On the other hand, reads the Global submission, the amount the OTAs spend on Cancon in 2008 was $616 million (29% of revenue) while specialties spent $939 million on Cancon (44% of revenue, but specialties also have CPEs to adhere to, so they must spend).
“Even if we accept the contention by certain BDUs that contribution levels contained in the Commission’s financial database do not fully reflect the value of their contributions (and we do not), the level of BDU contribution to the creation and production of Canadian programming still falls well short,” reads the Canwest submission. “For example, if we added the supposed BDU ‘benefits’ of distant signal payments, CBRA royalties, and the BDU-estimated value of substitution (noting that inclusion of this last ‘benefit’ is completely inappropriate since it is really the BDU that benefits from this regime), the BDU contribution level is still only 11% of basic and non-basic BDU revenues.”
Rogers, on the other, other hand, came up with a slightly larger BDU Cancon dollar figure than did Canwest but didn’t compare anything as a percentage of revenue in its final submission. “With the recent introduction of the LPIF all BDUs combined are now contributing close to $465 million annually to Canadian programming based on 2009 revenues, through contributions to the LPIF, CMF, independent production funds, and community channels. That contribution is more than $100 million larger than the $348.6 million that Canwest and CTV spent in total on Canadian programming in 2009.”
What’s my point? Both sides have access to these public numbers, plus many others, and when presented as they have been by the respective companies, both look damning, depending on your point of view.

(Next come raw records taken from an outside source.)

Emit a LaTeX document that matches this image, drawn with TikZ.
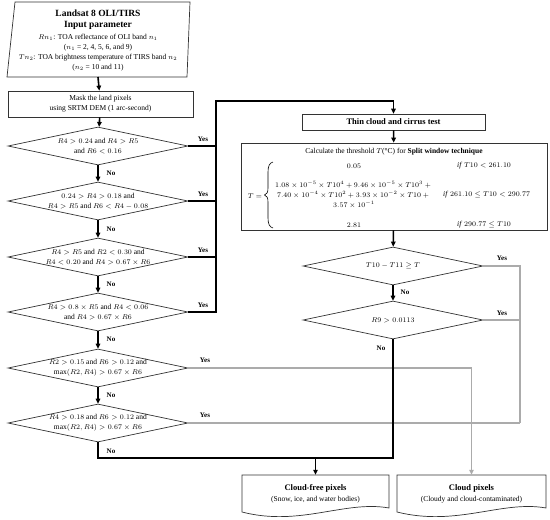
\documentclass[tikz,border=0pt]{standalone}
\usepackage{fontspec}
\setmainfont{Liberation Serif}
\usetikzlibrary{shapes.geometric,arrows.meta}
\begin{document}
\begin{tikzpicture}[x=1pt,y=-1pt,
  outl/.style={draw=black!80, line width=0.7pt},
  box/.style={outl, rectangle, inner sep=0pt},
  dia/.style={outl, diamond, minimum width=180pt, minimum height=38pt, inner sep=0pt},
  lbl/.style={font=\fontsize{7.5}{10}\selectfont, align=center, inner sep=0pt},
  fml/.style={font=\fontsize{7.5}{10}\selectfont, inner sep=0pt},
  ttl/.style={font=\fontsize{9.5}{11}\selectfont\bfseries, align=center, inner sep=0pt},
  yn/.style={font=\fontsize{7}{8}\selectfont\bfseries, inner sep=0pt},
  blk/.style={line width=1.6pt, black},
  gry/.style={line width=1.2pt, color=black!33},
  arr/.style={-{Triangle[length=5pt,width=4.5pt]}},
]
\useasboundingbox (0,0) rectangle (550,520);

% ---- input box
\draw[outl] (15,2) -- (190,2) -- (187,77) -- (7,77) -- cycle;
\node[ttl] (inpt) at (98,19.5) {Landsat 8 OLI/TIRS\\Input parameter};
\node[lbl] (inpx) at (98,52.5) {$Rn_1$: TOA reflectance of OLI band $n_1$\\($n_1$ = 2, 4, 5, 6, and 9)\\$Tn_2$: TOA brightness temperature of TIRS band $n_2$\\($n_2$ = 10 and 11)};
\coordinate (inpb) at (98,77);

\node[box, lbl, minimum width=185pt, minimum height=26pt] (mask) at (100.5,104) {Mask the land pixels\\using SRTM DEM (1 arc-second)};

% ---- left diamonds
\node[dia] (d1) at (98,146) {};
\node[lbl] (t1) at (d1) {$R4>0.24$ and $R4>R5$\\and $R6<0.16$};
\node[dia] (d2) at (98,201) {};
\node[lbl] (t2) at (d2) {$0.24>R4>0.18$ and\\$R4>R5$ and $R6<R4-0.08$};
\node[dia] (d3) at (98,257) {};
\node[lbl] (t3) at (d3) {$R4>R5$ and $R2<0.30$ and\\$R4<0.20$ and $R4>0.67\times R6$};
\node[dia] (d4) at (98,312) {};
\node[lbl] (t4) at (d4) {$R4>0.8\times R5$ and $R4<0.06$\\and $R4>0.67\times R6$};
\node[dia] (d5) at (98,368) {};
\node[lbl] (t5) at (d5) {$R2>0.15$ and $R6>0.12$ and\\$\max(R2,R4)>0.67\times R6$};
\node[dia] (d6) at (98,423) {};
\node[lbl] (t6) at (d6) {$R4>0.18$ and $R6>0.12$ and\\$\max(R2,R4)>0.67\times R6$};

% ---- right column
\node[box, minimum width=183pt, minimum height=16pt, font=\fontsize{8.5}{10}\selectfont\bfseries] (thin) at (393.5,122) {Thin cloud and cirrus test};
\node[box, minimum width=306pt, minimum height=87pt] (calc) at (394,186.5) {};
\node[fml] (ct) at (394,152) {Calculate the threshold $T$(°C) for \textbf{Split window technique}};
\node[fml] (teq) at (255,196) {$T=$};
\draw[line width=0.6pt] (273,162) .. controls (269.5,163) and (268,166) .. (268,172) -- (268,188)
  .. controls (268,192) and (267,194.5) .. (264.5,195) .. controls (267,195.5) and (268,198) .. (268,202)
  -- (268,218) .. controls (268,224) and (269.5,227) .. (273,228);
\node[fml] (c1) at (354,166) {$0.05$};
\node[fml] (c2a) at (354,185) {$1.08\times10^{-5}\times T10^4+9.46\times10^{-5}\times T10^3+{}$};
\node[fml] (c2b) at (354,195) {$7.40\times10^{-4}\times T10^2+3.93\times10^{-2}\times T10+{}$};
\node[fml] (c2c) at (354,205) {$3.57\times10^{-1}$};
\node[fml] (c3) at (354,225) {$2.81$};
\node[fml, anchor=west] (i1) at (457,166) {\textit{if} $T10<261.10$};
\node[fml, anchor=west] (i2) at (443,195) {\textit{if} $261.10\leq T10<290.77$};
\node[fml, anchor=west] (i3) at (457,225) {\textit{if} $290.77\leq T10$};

\node[dia] (dt) at (393,266) {};
\node[lbl] (tt) at (dt) {$T10-T11\geq T$};
\node[dia] (dr) at (393,320) {};
\node[lbl] (tr) at (dr) {$R9>0.0113$};

% ---- output boxes
\draw[outl] (242,475) -- (389,475) -- (389,508) .. controls (345,500) and (300,527) .. (242,512) -- cycle;
\node[inner sep=0pt, minimum width=147pt, minimum height=38pt] (cf) at (315.5,494) {};
\node[ttl, font=\fontsize{8.5}{10}\selectfont\bfseries] (cft) at (315.5,488) {Cloud-free pixels};
\node[lbl] (cfs) at (315.5,499.5) {(Snow, ice, and water bodies)};
\draw[outl] (397,475) -- (546,475) -- (546,508) .. controls (502,500) and (457,527) .. (397,512) -- cycle;
\node[inner sep=0pt, minimum width=149pt, minimum height=38pt] (cp) at (471.5,494) {};
\node[ttl, font=\fontsize{8.5}{10}\selectfont\bfseries] (cpt) at (471.5,488) {Cloud pixels};
\node[lbl] (cps) at (471.5,499.5) {(Cloudy and cloud-contaminated)};

% ---- gray connectors
\coordinate (gx) at (520,266);
\draw[gry] (dt.east) -- (dt.east -| gx) -- (gx |- d6.east);
\draw[gry] (dr.east) -- (dr.east -| gx);
\draw[gry] (d6.east) -- (d6.east -| gx);
\draw[gry,arr] (d5.east) -| (cp.north);

% ---- black connectors
\draw[blk,arr] (inpb) -- (mask);
\draw[blk,arr] (mask) -- (d1);
\draw[blk,arr] (d1) -- (d2);
\draw[blk,arr] (d2) -- (d3);
\draw[blk,arr] (d3) -- (d4);
\draw[blk,arr] (d4) -- (d5);
\draw[blk,arr] (d5) -- (d6);
\coordinate (vtop) at (216,101);
\draw[blk] (d1.east) -- (d1.east -| vtop);
\draw[blk] (d2.east) -- (d2.east -| vtop);
\draw[blk] (d3.east) -- (d3.east -| vtop);
\draw[blk,arr] (d4.east) -- (d4.east -| vtop) -- (vtop) -| (thin.north);
\draw[blk,arr] (thin) -- (calc);
\draw[blk,arr] (calc) -- (dt);
\draw[blk,arr] (dt) -- (dr);
\coordinate (bj) at (98,458);
\draw[blk] (d6.south) -- (bj) -- (bj -| dr.south) -- (dr.south);
\draw[blk,arr] (bj -| cf.north) -- (cf.north);

% ---- Yes / No labels
\node[yn] (y1) at (203,139) {Yes};
\node[yn] (y2) at (203,194) {Yes};
\node[yn] (y3) at (203,250) {Yes};
\node[yn] (y4) at (203,305) {Yes};
\node[yn] (y5) at (205,360) {Yes};
\node[yn] (y6) at (205,415) {Yes};
\node[yn] (y7) at (502,258) {Yes};
\node[yn] (y8) at (502,313) {Yes};
\node[yn] (n1) at (111,173) {No};
\node[yn] (n2) at (111,229) {No};
\node[yn] (n3) at (111,284) {No};
\node[yn] (n4) at (111,339) {No};
\node[yn] (n5) at (111,395) {No};
\node[yn] (n6) at (111,451) {No};
\node[yn] (n7) at (405,292) {No};
\node[yn] (n8) at (381,348) {No};
\end{tikzpicture}
\end{document}
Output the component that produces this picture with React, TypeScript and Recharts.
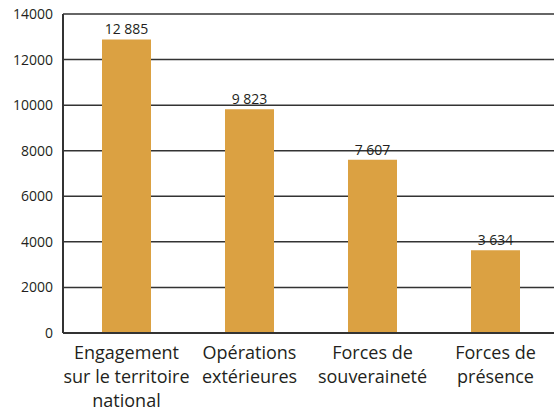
import { BarChart, Bar, XAxis, YAxis, CartesianGrid, LabelList } from 'recharts';

const categories = [
  'Engagement\nsur le territoire\nnational',
  'Opérations\nextérieures',
  'Forces de\nsouveraineté',
  'Forces de\nprésence',
];
const effectifs = [12885, 9823, 7607, 3634];
const yTicks = [0, 2000, 4000, 6000, 8000, 10000, 12000, 14000];

const data = categories.map((name, i) => ({ name, value: effectifs[i] }));

const FONT = '"Open Sans", "Noto Sans", sans-serif';
const TEXT = '#231f20';

const fmt = (v: any) => String(v).replace(/\B(?=(\d{3})+(?!\d))/g, ' ');

const CategoryTick = (props: any) => {
  const { x, y, payload } = props;
  const lines = String(payload.value).split('\n');
  return (
    <text x={x} y={y} textAnchor="middle" fill={TEXT} fontSize={18} fontFamily={FONT}>
      {lines.map((line, i) => (
        <tspan key={i} x={x} y={y + 18 + i * 24}>
          {line}
        </tspan>
      ))}
    </text>
  );
};

export default function App() {
  return (
    <div style={{ position: 'absolute', left: 0, top: 0, background: '#fff' }}>
      <BarChart
        width={557}
        height={412}
        data={data}
        margin={{ top: 14, right: 0, bottom: 0, left: 0 }}
      >
        <CartesianGrid vertical={false} stroke="#333" strokeWidth={1.5} />
        <XAxis
          dataKey="name"
          height={79}
          interval={0}
          padding={{ left: 2, right: 0 }}
          tickLine={false}
          axisLine={{ stroke: '#333', strokeWidth: 2 }}
          tick={<CategoryTick />}
        />
        <YAxis
          width={63}
          domain={[0, 14000]}
          ticks={yTicks}
          tickLine={false}
          tickMargin={4}
          axisLine={{ stroke: '#333', strokeWidth: 2 }}
          tick={{ fill: TEXT, fontSize: 14, fontFamily: FONT }}
        />
        <Bar dataKey="value" fill="#dba142" barSize={49} isAnimationActive={false}>
          <LabelList
            dataKey="value"
            position="top"
            formatter={fmt}
            fill={TEXT}
            fontSize={14}
            fontFamily={FONT}
          />
        </Bar>
      </BarChart>
    </div>
  );
}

Canwest’s submission, for example, says nothing about the hundreds of millions cable has invested in its networks to make video better – and uses a PBIT figure for BDUs that includes income from Internet and phone, which is where most growth in the cable sector is coming from.
Then again, Rogers’ submission compares the contributions of all BDUs to just Canwest and CTV from the mix of broadcasters, ignoring the contributions of the rest of the private broadcasters, and each one is a much smaller company than any of the top four BDUs.
My point? For a skilled conductor of numbers (and believe me, each side has some very clever crunchers) you can make them sing just about any tune you like. It’s not dishonest. It just depends on your point of view.
(Personally, I rather like the numbers of this woman, this woman and this woman. For two of them, it crosses into the 2009-614 hearing, but they know EXACTLY what they want to see on TV, what they can afford or not – and the decisions to come from 2009-411 will directly affect them. These are the real numbers that must be paid attention to because they are the source of the jillions brought in by the broadcasters and BDUs running the TV game in Canada.)
A new value for signal regime seems all but certain to us and nothing we read in the Rogers, Canwest, Telus, Bell, CTV or CCSA final replies we went through has changed our minds. OTAs will give up their mandatory carriage in exchange for the right to negotiate a fee. But, the fact that BDUs are earning scads of money is irrelevant to the debate. As CRTC chairman Konrad von Finckenstein pointed out repeatedly, input costs are passed on by any business. That’s just the way it is. Heck, the broadcasters, having hiked ad rates as high as they can already, are just looking to pass on their own increased input costs – albeit in a new way – with this renewed push to payment.
However, the decision from 2009-411, should it come down the way we expect (and who knows, maybe the LPIF will just be increased), will be appealed. Somewhere. Everywhere. The BDUs are convinced the CRTC doesn’t have the legal right to set up a new regime they say is a new copyright one and say they are fighting to protect consumers from paying more.
The broadcasters say the CRTC certainly is within its rights to impose a value for signal construct and insist it’s high time for the BDUs to pay for what they sell – and that they are protecting consumers who need and want their local TV station and news to survive.
It all depends on your point of view.